Wireless Broadband networks, such those defined by EDGE, GPRS, EVDO, EVDV, UMTS and others, have given little attention to requirements posed by applications whose functions are based on actions initiated autonomously by the device, application or service, in contrast to functions initiated by the. Such applications include, for example, email, instant messaging, visual voicemail and voice and video telephony, and others. Such applications typically require an always-on IP connection and frequent transmit of small bits of data. Wireless Broadband networks are designed and optimized for high-throughput of large amounts of data, not for applications that require frequent, but low-throughput and/or small amounts of data.

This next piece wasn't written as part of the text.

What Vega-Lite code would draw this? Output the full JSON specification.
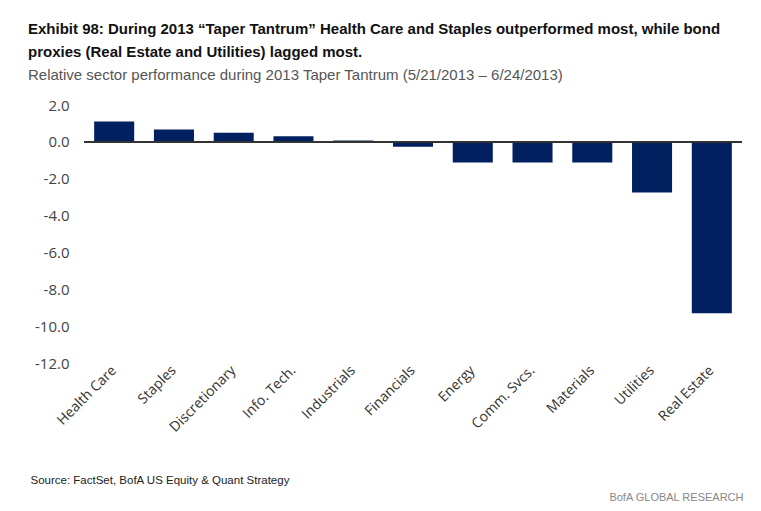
{
  "$schema": "https://vega.github.io/schema/vega-lite/v6.json",
  "width": 658,
  "height": 258,
  "autosize": {"type": "none"},
  "padding": {"left": 84, "top": 105, "right": 19, "bottom": 148},
  "background": "white",
  "title": {
    "text": ["Exhibit 98: During 2013 “Taper Tantrum” Health Care and Staples outperformed most, while bond", "proxies (Real Estate and Utilities) lagged most."],
    "subtitle": "Relative sector performance during 2013 Taper Tantrum (5/21/2013 – 6/24/2013)",
    "anchor": "start",
    "frame": "group",
    "dx": -56,
    "offset": 15,
    "font": "Liberation Sans",
    "fontSize": 15,
    "fontWeight": "bold",
    "color": "#111111",
    "lineHeight": 23,
    "subtitleFont": "Liberation Sans",
    "subtitleFontSize": 15,
    "subtitleColor": "#555555",
    "subtitlePadding": 8
  },
  "data": {
    "values": [
      {"sector": "Health Care", "value": 1.1},
      {"sector": "Staples", "value": 0.67},
      {"sector": "Discretionary", "value": 0.5},
      {"sector": "Info. Tech.", "value": 0.3},
      {"sector": "Industrials", "value": 0.08},
      {"sector": "Financials", "value": -0.27},
      {"sector": "Energy", "value": -1.12},
      {"sector": "Comm. Svcs.", "value": -1.12},
      {"sector": "Materials", "value": -1.12},
      {"sector": "Utilities", "value": -2.75},
      {"sector": "Real Estate", "value": -9.3}
    ]
  },
  "layer": [
    {
      "mark": {"type": "bar", "color": "#002060"},
      "encoding": {
        "x": {
          "field": "sector",
          "type": "nominal",
          "sort": null,
          "scale": {"paddingInner": 0.33, "paddingOuter": 0.17},
          "axis": {
            "title": "Source: FactSet, BofA US Equity & Quant Strategy",
            "titleFont": "Liberation Sans",
            "titleFontSize": 11.5,
            "titleFontWeight": "normal",
            "titleColor": "#222222",
            "titleAnchor": "start",
            "titleAlign": "left",
            "titleBaseline": "middle",
            "titleX": -54,
            "titleY": 117,
            "labelAngle": -45,
            "labelAlign": "right",
            "labelBaseline": "middle",
            "labelFont": "Open Sans",
            "labelFontSize": 14,
            "labelColor": "#333333",
            "labelPadding": 5,
            "labelOverlap": false,
            "domain": false,
            "ticks": false
          }
        },
        "y": {
          "field": "value",
          "type": "quantitative",
          "scale": {"domain": [-12, 2], "nice": false},
          "axis": {
            "values": [2, 0, -2, -4, -6, -8, -10, -12],
            "labelExpr": "datum.value < 0 ? '-' + format(-datum.value, '.1f') : format(datum.value, '.1f')",
            "labelOverlap": false,
            "grid": false,
            "domain": false,
            "ticks": false,
            "labelFont": "Open Sans",
            "labelFontSize": 15,
            "labelColor": "#444444",
            "labelPadding": 15,
            "title": "BofA GLOBAL RESEARCH",
            "titleAngle": 0,
            "titleFont": "Liberation Sans",
            "titleFontSize": 11,
            "titleFontWeight": "normal",
            "titleColor": "#888888",
            "titleAlign": "right",
            "titleBaseline": "middle",
            "titleX": 659,
            "titleY": 392
          }
        }
      }
    },
    {
      "mark": {"type": "rule", "color": "#333333", "strokeWidth": 1.5},
      "encoding": {
        "y": {
          "datum": 0,
          "type": "quantitative",
          "axis": {
            "values": [2, 0, -2, -4, -6, -8, -10, -12],
            "labelExpr": "datum.value < 0 ? '-' + format(-datum.value, '.1f') : format(datum.value, '.1f')",
            "labelOverlap": false,
            "grid": false,
            "domain": false,
            "ticks": false,
            "labelFont": "Open Sans",
            "labelFontSize": 15,
            "labelColor": "#444444",
            "labelPadding": 15,
            "title": "BofA GLOBAL RESEARCH",
            "titleAngle": 0,
            "titleFont": "Liberation Sans",
            "titleFontSize": 11,
            "titleFontWeight": "normal",
            "titleColor": "#888888",
            "titleAlign": "right",
            "titleBaseline": "middle",
            "titleX": 659,
            "titleY": 392
          }
        }
      }
    }
  ],
  "config": {"view": {"stroke": null}, "axisY": {"labelOverlap": false}}
}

Each transaction puts the mobile device radio in a high power mode for considerable length of time—typically between 15-30 seconds. As the high power mode can consume as much as 100× the power as an idle mode, these autonomously initiated applications quickly drain battery in Wireless Broadband networks. The issue has been further exacerbated by the rapid increase of popularity of applications with autonomously-initiated functionalities, such as mobile gaming, social media, news feeds, streaming video and audio, and others which may require an always-on of frequent IP connections and frequent transmit of small bits of data.
As such, mobile applications have changed the needs of caching, transport and content management. Traditional caching strategies are no longer suitable as when wireless standards were specified, there was little attention to requirements posed by applications whose functions are based on actions initiated by the network, compared to functions initiated by the user or by the device.
However, applications (e.g., mobile applications or mobile clients) communicate with their respective host servers using a variety of types of polling patterns which need to be taken into account for effective caching. For example, in a persistent IP connection, such as one established by long polling or COMET style push, a web application maintains a long-held request (e.g., long-held HTTP requests) which allows the host server to push data to the client when this data becomes available. The persistent connection allows emulation of content push from server to client (e.g., mobile client). Specifically, when a response is not available when the request is sent, the server can hold the request until information becomes available to be sent to the client. The client then re-issues a request to the server, which the server then responds to or holds until a response is available.
This model may be accompanied with some failover mechanism that allows client to detect dropped connection and reestablish it when required (e.g., due to socket timeouts). Long polling behavior or other types of requests with a persistent connection (e.g., HTTP streaming) is different other types of constant polling where the request is not held or other more complex types of polling patterns and thus changes the requirements or parameters associated with caching content received over long polls.